High school students who never set foot on campus cannot become the valedictorian or salutatorian in some school districts, but a proposed Georgia law could change that.
House Bill 114 mandates that students who graduate after taking all their classes at college in the state’s “move on when ready” program are entitled to the distinctions.
The bill, by Rep. Robert Dickey, R-Musella, prohibits the exclusion of students from valedictorian or salutatorian determinations just because they’ve taken “one or more” dual credit courses, as long as they’ve been in the district since their sophomore year.
“I think the day of taking all your courses on campus at one physical location are really gone,” Dickey told senators on the Education and Youth Committee Monday. The bill got a hearing after passing the House of Representatives with bipartisan support on March 1.

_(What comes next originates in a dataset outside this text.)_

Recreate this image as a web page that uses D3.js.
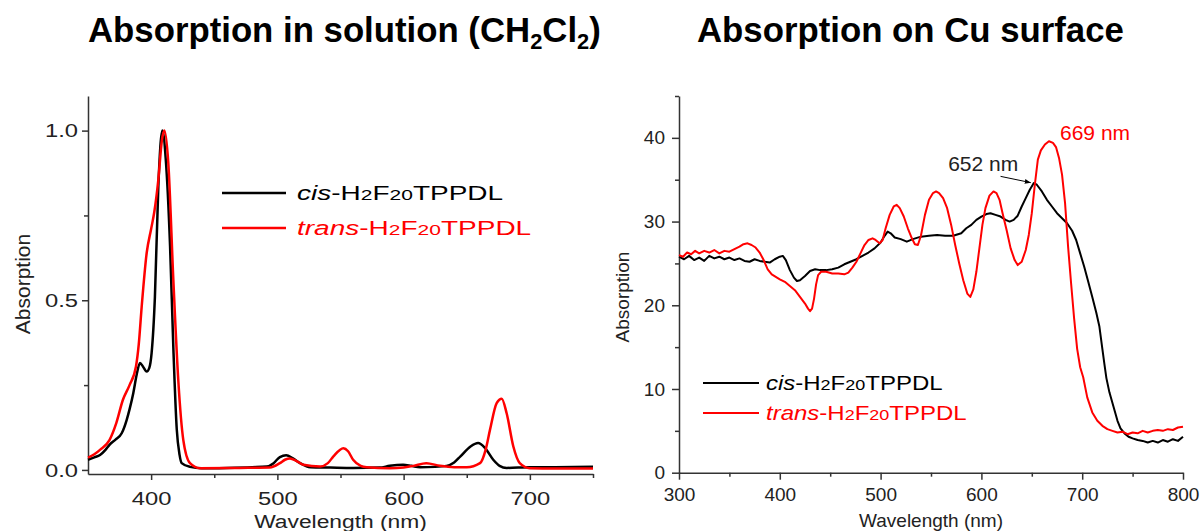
<!DOCTYPE html>
<html>
<head>
<meta charset="utf-8">
<script src="https://cdn.jsdelivr.net/npm/d3@7"></script>
<style>
  body { margin: 0; background: #fff; }
  svg { display: block; font-family: Arial, "Liberation Sans", sans-serif; }
</style>
</head>
<body>
<svg id="chart"></svg>
<script>
// spectra: [wavelength (nm), absorption]
const cisSolution = [[350,0.03],[355,0.037],[359.5,0.044],[364,0.06],[367,0.074],[372,0.09],[376.7,0.108],[380.6,0.147],[383,0.18],[385.9,0.227],[388.5,0.28],[391.2,0.315],[393.5,0.305],[396.5,0.29],[398.5,0.3],[400.4,0.345],[403,0.51],[405.7,0.835],[408.9,1.0],[411.5,0.92],[415,0.66],[417.6,0.36],[420.3,0.12],[422.5,0.045],[424.2,0.02],[430.8,0.009],[440,0.005],[460,0.006],[480,0.008],[491.5,0.01],[497,0.02],[502,0.038],[507,0.043],[512,0.035],[518,0.02],[526,0.008],[541.7,0.007],[560,0.006],[581,0.007],[589,0.012],[599.6,0.015],[606,0.012],[613,0.008],[625,0.009],[634,0.012],[640,0.022],[645,0.04],[653,0.069],[659,0.079],[664.4,0.065],[671,0.03],[676,0.012],[681.6,0.006],[700,0.008],[720,0.008],[750,0.009]];
const transSolution = [[350,0.036],[355,0.046],[359.5,0.059],[367,0.088],[372.4,0.138],[377.6,0.206],[382.9,0.25],[388,0.305],[390.2,0.37],[392.5,0.48],[396.5,0.64],[400,0.71],[402.5,0.76],[405.7,0.855],[408.5,0.97],[410.5,1.0],[413.6,0.905],[417.6,0.56],[421.5,0.265],[425.5,0.088],[430.8,0.02],[438.7,0.005],[470,0.006],[494,0.007],[502,0.02],[506,0.03],[510,0.034],[515,0.027],[520.6,0.015],[533.8,0.01],[540,0.02],[544.4,0.04],[552.3,0.064],[556,0.055],[560,0.03],[566,0.012],[570.7,0.008],[589,0.005],[600,0.007],[607.7,0.012],[618,0.02],[628.8,0.012],[640,0.008],[650,0.008],[660.5,0.02],[665,0.06],[668.4,0.118],[673.7,0.197],[677.7,0.21],[681.6,0.167],[686.9,0.069],[692,0.02],[700,0.005],[720,0.004],[750,0.004]];

const cisSurface = [[300,25.8],[305,25.5],[310,25.9],[315,25.4],[320,25.7],[325,25.3],[330,25.9],[335,25.6],[340,25.8],[345,25.5],[350,25.7],[355,25.4],[360,25.6],[365,25.3],[370,25.2],[375,25.5],[380,25.3],[385,25.2],[390,25.1],[395,25.5],[400,25.8],[403,25.9],[406,25.4],[410,24.2],[414,23.3],[417,22.9],[420,23.0],[425,23.5],[430,24.1],[435,24.3],[440,24.2],[446,24.2],[452,24.3],[458,24.5],[464,24.9],[470,25.2],[476,25.5],[482,25.9],[488,26.3],[494,26.8],[500,27.5],[504,28.3],[507,28.8],[510,28.6],[514,28.1],[520,27.9],[526,27.6],[532,27.9],[540,28.2],[548,28.3],[556,28.4],[564,28.3],[572,28.3],[580,28.6],[585,29.2],[590,29.6],[595,30.2],[600,30.6],[605,30.9],[609,31.0],[614,30.8],[619,30.6],[624,30.2],[628,30.0],[632,30.2],[636,30.7],[640,31.8],[644,32.8],[648,33.8],[652,34.6],[655,34.4],[660,33.6],[665,32.6],[670,31.8],[675,31.0],[680,30.4],[685,29.8],[690,28.9],[694,27.8],[698,26.2],[702,24.6],[706,22.8],[710,21.0],[714,19.1],[717,17.5],[720,14.8],[722,13.0],[724,11.3],[727,9.6],[731,7.9],[735,6.2],[738,5.3],[742,4.7],[746,4.3],[750,4.1],[755,3.9],[760,3.8],[765,3.6],[770,3.8],[775,3.6],[780,3.9],[785,3.7],[790,4.0],[795,3.8],[800,4.3]];
const transSurface = [[300,26.0],[304,25.8],[308,26.3],[312,26.1],[316,26.5],[320,26.2],[325,26.5],[330,26.3],[335,26.6],[340,26.2],[345,26.5],[350,26.4],[355,26.7],[360,27.0],[364,27.3],[368,27.4],[372,27.2],[376,26.9],[380,26.3],[384,25.4],[388,24.3],[392,23.7],[396,23.4],[400,23.1],[405,22.8],[410,22.3],[415,21.8],[420,21.0],[425,20.2],[428,19.6],[430,19.3],[432,19.6],[434,20.8],[436,22.5],[438,23.6],[441,24.0],[446,24.0],[452,23.8],[458,23.8],[464,23.7],[468,23.9],[472,24.5],[476,25.2],[480,26.2],[484,27.2],[488,27.8],[492,28.0],[495,27.8],[499,27.4],[502,27.8],[505,29.2],[509,30.8],[513,31.8],[516,32.0],[519,31.6],[523,30.6],[527,29.2],[531,28.0],[534,27.3],[537,27.2],[540,28.3],[544,30.8],[548,32.6],[552,33.4],[555,33.6],[558,33.4],[562,32.8],[566,31.6],[570,29.6],[574,27.2],[578,25.0],[582,23.0],[586,21.4],[589,21.0],[592,21.9],[595,24.0],[598,26.8],[601,29.6],[604,31.6],[608,33.1],[612,33.6],[615,33.4],[618,32.6],[621,31.0],[625,29.0],[629,26.8],[633,25.4],[636,24.8],[640,25.2],[644,26.6],[647,28.4],[650,31.0],[653,34.4],[656,37.4],[659,38.5],[663,39.2],[667,39.6],[671,39.4],[674,38.9],[677,37.6],[680,35.6],[683,32.2],[686,27.0],[689,22.6],[692,18.4],[695,14.8],[698,12.6],[701,11.4],[705,9.0],[710,7.2],[715,6.2],[720,5.6],[725,5.2],[730,5.0],[735,4.8],[740,4.9],[745,4.6],[750,4.8],[755,4.7],[760,5.0],[765,4.8],[770,5.0],[775,5.1],[780,5.0],[785,5.2],[790,5.1],[795,5.4],[800,5.5]];

// axis ticks
const solutionXTicks = [400, 500, 600, 700];
const solutionXMinor = [450, 550, 650, 750];
const solutionYTicks = [0, 0.5, 1.0];
const solutionYMinor = [0.25, 0.75];
const surfaceXTicks = [300, 400, 500, 600, 700, 800];
const surfaceXMinor = [350, 450, 550, 650, 750];
const surfaceYTicks = [0, 10, 20, 30, 40];
const surfaceYMinor = [5, 15, 25, 35, 45];

const seriesPrefix = ["cis", "trans"];
const seriesColors = ["#000000", "#ff0000"];
const peakWavelengths = [652, 669];
const peakLabels = ["652 nm", "669 nm"];

const W = 1201, H = 531;
const axisColor = "#333";

const svg = d3.select("#chart").attr("width", W).attr("height", H);
svg.append("rect").attr("width", W).attr("height", H).attr("fill", "#fff");

// the left plot was pasted in stretched sideways, so its text is too
function stretchX(sel, sx) {
  sel.each(function() {
    const t = d3.select(this);
    const x0 = +t.attr("x") || 0;
    t.attr("x", x0 / sx).attr("transform", `scale(${sx},1)`);
  });
}

function addTitle(parts, x, baseline, targetWidth) {
  const t = svg.append("text")
    .attr("x", x).attr("y", baseline)
    .attr("font-size", 35).attr("font-weight", "bold").attr("fill", "#000");
  parts.forEach(p => {
    t.append("tspan")
      .attr("font-size", p.sub ? 22 : 35)
      .attr("dy", p.dy || 0)
      .text(p.text);
  });
  const len = t.node().getComputedTextLength();
  const sx = targetWidth / len;
  t.attr("x", x / sx).attr("transform", `scale(${sx},1)`);
}

addTitle([
  { text: "Absorption in solution (CH" }, { text: "2", sub: true, dy: 7 },
  { text: "Cl", dy: -7 }, { text: "2", sub: true, dy: 7 }, { text: ")", dy: -7 }
], 88, 42, 513);
addTitle([{ text: "Absorption on Cu surface" }], 697, 42, 427);

function drawPanel(cfg) {
  const g = svg.append("g");
  const x = d3.scaleLinear().domain(cfg.xDomain).range(cfg.xRange);
  const y = d3.scaleLinear().domain(cfg.yDomain).range(cfg.yRange);
  const bottom = cfg.yRange[0], left = cfg.xRange[0];

  // minor ticks
  g.append("g").attr("transform", `translate(0,${bottom})`)
    .call(d3.axisBottom(x).tickValues(cfg.xMinor).tickSize(cfg.minor).tickFormat(""))
    .call(a => a.select(".domain").remove());
  g.append("g").attr("transform", `translate(${left},0)`)
    .call(d3.axisLeft(y).tickValues(cfg.yMinor).tickSize(cfg.minor).tickFormat(""))
    .call(a => a.select(".domain").remove());

  const xAxis = g.append("g").attr("transform", `translate(0,${bottom})`)
    .call(d3.axisBottom(x).tickValues(cfg.xTicks).tickSize(cfg.major).tickSizeOuter(0)
      .tickPadding(cfg.xPad).tickFormat(d3.format("d")));
  const yAxis = g.append("g").attr("transform", `translate(${left},0)`)
    .call(d3.axisLeft(y).tickValues(cfg.yTicks).tickSize(cfg.major).tickSizeOuter(0)
      .tickPadding(cfg.yPad).tickFormat(cfg.yFormat));

  g.selectAll(".domain, .tick line").attr("stroke", axisColor).attr("stroke-width", 1.5);
  g.selectAll(".tick text").attr("font-size", cfg.tickFont).attr("fill", "#222")
    .attr("font-family", "Arial, 'Liberation Sans', sans-serif");
  if (cfg.sx !== 1) {
    stretchX(xAxis.selectAll(".tick text"), cfg.sx);
    stretchX(yAxis.selectAll(".tick text"), cfg.sx);
  }

  // spectra
  const line = d3.line().x(d => x(d[0])).y(d => y(d[1])).curve(cfg.curve);
  cfg.series.forEach((s, i) => {
    g.append("path").datum(s)
      .attr("fill", "none").attr("stroke", seriesColors[i])
      .attr("stroke-width", cfg.lineWidth).attr("stroke-linejoin", "round")
      .attr("d", line);
  });

  // axis titles
  const xt = g.append("text")
    .attr("x", (cfg.xRange[0] + cfg.xRange[1]) / 2).attr("y", cfg.xTitleY)
    .attr("text-anchor", "middle").attr("font-size", cfg.titleFont).attr("fill", "#222")
    .text("Wavelength (nm)");
  if (cfg.sx !== 1) stretchX(xt, cfg.xTitleSx);
  g.append("text")
    .attr("transform", `translate(${cfg.yTitleX},${cfg.yTitleMid}) rotate(-90)`)
    .attr("text-anchor", "middle").attr("font-size", cfg.yTitleFont).attr("fill", "#222")
    .text("Absorption");

  // legend
  cfg.series.forEach((s, i) => {
    const ly = cfg.legendY + i * cfg.legendGap;
    g.append("line")
      .attr("x1", cfg.legendX[0]).attr("x2", cfg.legendX[1])
      .attr("y1", ly).attr("y2", ly)
      .attr("stroke", seriesColors[i]).attr("stroke-width", cfg.lineWidth);
    const t = g.append("text")
      .attr("x", cfg.legendX[2]).attr("y", ly + 7)
      .attr("font-size", cfg.legendFont).attr("fill", seriesColors[i]);
    t.append("tspan").attr("font-style", "italic").text(seriesPrefix[i]);
    t.append("tspan").text("-H");
    t.append("tspan").attr("font-size", cfg.legendFont * 0.75).text("2");
    t.append("tspan").text("F");
    t.append("tspan").attr("font-size", cfg.legendFont * 0.75).text("20");
    t.append("tspan").text("TPPDL");
    stretchX(t, cfg.legendSx);
  });

  return { g, x, y };
}

drawPanel({
  series: [cisSolution, transSolution],
  xDomain: [350, 750], xRange: [88, 593],
  yDomain: [-0.012, 1.102], yRange: [474, 96],
  xTicks: solutionXTicks, xMinor: solutionXMinor,
  yTicks: solutionYTicks, yMinor: solutionYMinor,
  yFormat: d3.format(".1f"),
  major: 6, minor: 4, xPad: 12, yPad: 4,
  tickFont: 19, sx: 1.25,
  curve: d3.curveMonotoneX, lineWidth: 2.5,
  titleFont: 19, xTitleY: 528, xTitleSx: 1.2,
  yTitleX: 30, yTitleMid: 284, yTitleFont: 21,
  legendX: [222, 286, 297], legendY: 193, legendGap: 35,
  legendFont: 20, legendSx: 1.4
});

const surface = drawPanel({
  series: [cisSurface, transSurface],
  xDomain: [300, 800], xRange: [679, 1183],
  yDomain: [0, 45], yRange: [472.7, 96],
  xTicks: surfaceXTicks, xMinor: surfaceXMinor,
  yTicks: surfaceYTicks, yMinor: surfaceYMinor,
  yFormat: d3.format("d"),
  major: 7, minor: 4, xPad: 8, yPad: 7,
  tickFont: 19, sx: 1,
  curve: d3.curveLinear, lineWidth: 2,
  titleFont: 19, xTitleY: 527, xTitleSx: 1,
  yTitleX: 629, yTitleMid: 297, yTitleFont: 19,
  legendX: [703, 759, 766], legendY: 383, legendGap: 30,
  legendFont: 20, legendSx: 1.2
});

// peak labels on the surface plot
const sx = surface.x, sy = surface.y;
const defs = svg.append("defs");
defs.append("marker").attr("id", "arrow")
  .attr("viewBox", "0 0 10 10").attr("refX", 10).attr("refY", 5)
  .attr("markerWidth", 6).attr("markerHeight", 6).attr("orient", "auto")
  .append("path").attr("d", "M0,1L10,5L0,9Z").attr("fill", "#000");

const cisPeak = cisSurface.find(d => d[0] === peakWavelengths[0]);
surface.g.append("line")
  .attr("x1", sx(peakWavelengths[0] - 33)).attr("y1", sy(cisPeak[1] + 0.8))
  .attr("x2", sx(peakWavelengths[0] - 3)).attr("y2", sy(cisPeak[1] + 0.05))
  .attr("stroke", "#000").attr("stroke-width", 1)
  .attr("marker-end", "url(#arrow)");
surface.g.append("text")
  .attr("x", sx(peakWavelengths[0] - 85)).attr("y", sy(cisPeak[1] + 1.4))
  .attr("font-size", 21).attr("fill", "#222").text(peakLabels[0]);

const transPeak = transSurface.reduce((a, b) => (b[1] > a[1] ? b : a));
surface.g.append("text")
  .attr("x", sx(peakWavelengths[1] + 9)).attr("y", sy(transPeak[1] + 0.2))
  .attr("font-size", 21).attr("fill", "#ff0000").text(peakLabels[1]);
</script>
</body>
</html>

Catherine Gibbs, a teacher in White County, defended her district’s policy of excluding dual-enrolled students from the top honors. College course grades get a multiplier, so dual-enrolled students have an advantage in the grade point average calculations, she said. That means students who cannot take advantage of the program, such as impoverished students who lack a car, are on an uneven playing field. Also, the word “valedictorian” refers to a communal experience, and dual-enrolled students who never go to their high school will lack shared experiences with fellow graduates, she said.
Maybe they should get their own distinction that acknowledges their different experience, she said.
There was no vote on the measure, which will return to the Senate committee for another hearing.